I’d like to make a suggestion to any candidate who really feels the need to get in authentic, attack mode. Take the time to review a scene or two from an old western like Alan Ladd’s classic, Shane. Let me say that if you remember the name or actor Alan Ladd or that movie, you are an old-timer like me.

In the last part of the movie, there is the great scene where Alan Ladd sort of debates Jack Palance, one of the great bad guys of all time. It’s not really a debate, but Shane, played by Ladd, looks Palance in the eye and really says something worthy of being called “contentious.”

He says, “So you’re Jack Wilson. I’ve heard of you.”

Wilson replies, “What have you heard, Shane?”

“I’ve heard that you’re a lowdown, Yankee liar.”

Now that’s a sharp exchange! If candidates want to create separation in this campaign, why don’t they talk like that?

There is another thing that causes me to laugh when I hear or read about politicians and their campaign speeches. It involves a piece of machinery (not a teleprompter) and I am going to suggest that this machine is the most useless machine ever invented.

It’s called the Truth-o-Meter. Another version of this machine is The Fact Checker. Most national news organizations have some sort of faux machine that they use to check the veracity or truth of what a candidate running for office might say. Don’t waste my time. I come from the old school. If the politician’s mouth is moving, he or she is lying.

It is funny, though, to think that these important organizations think we are so stupid as to need a “liar, liar, pants on fire” wake-up call.
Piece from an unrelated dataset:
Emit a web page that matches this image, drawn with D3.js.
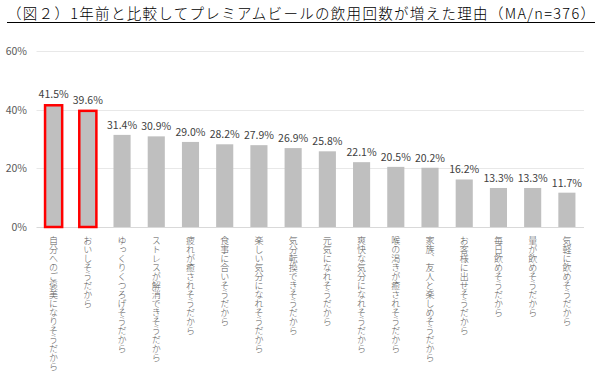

I also find that the candidates’ wardrobes are interesting. For a little bit, now, the denim industry has enjoyed popularity on the campaign trail. Many years ago all candidates wore ties and stiff shirts and coats no matter what kind of weather. Nowadays, though, it seems that all of them, except Ron Paul and Michelle Bachmann, don’t mind being seen in a pair of denim jeans.

What’s funny about that? It just seems that some of them are not used to wearing them and they look a little strange in them. Mitt Romney and blue jeans just don’t seem to go together. I can’t remember if I have seen the President in blue jeans, but, when the general campaign arrives, I wouldn’t be surprised to see who can out-blue-jean and flannel-shirt the other.

Rick Santorum would not normally be seen as a trend setter, but he seems to have brought the sweater vest into a new kind of popularity. I’ve always like sweater vests, but this past Sunday, as I wore one,  a member came up and said, “Santorum, hey?”

A presidential campaign has got to be the most grinding and exhausting run of all. Microphones are always trying to catch every little mistake. It doesn’t matter if a candidate speaks a volume of words about the important issues facing the country. That’s not what we are looking for; at least that’s not what we get from the media that follows. After all, Mitt Romney just loves “firing people.”

Speaking of the GOP campaign, it’s given lots of fodder to the late-night comedians. I’m sure they will include President Obama after an opponent has been chosen, but for now, he’s catching a break. I think his opponent will be Romney and get ready for the “stiff persona” jokes. They’ve already started. Here are two.

From Conan O’Brien: “According to a poll, over 50 percent believe that Mitt Romney won this week’s presidential debate. Romney credits his win to his grasp of the issues and to the good people at Mattel, who built him.”

And from Jimmy Fallon: “Apparently Mitt Romney is planning to build a huge addition to his beach house in California. Here’s the cool part: they’re going to use the same wood they did to build Mitt Romney.”

Well, strap on your seat belts, folks, the good part is just about to begin.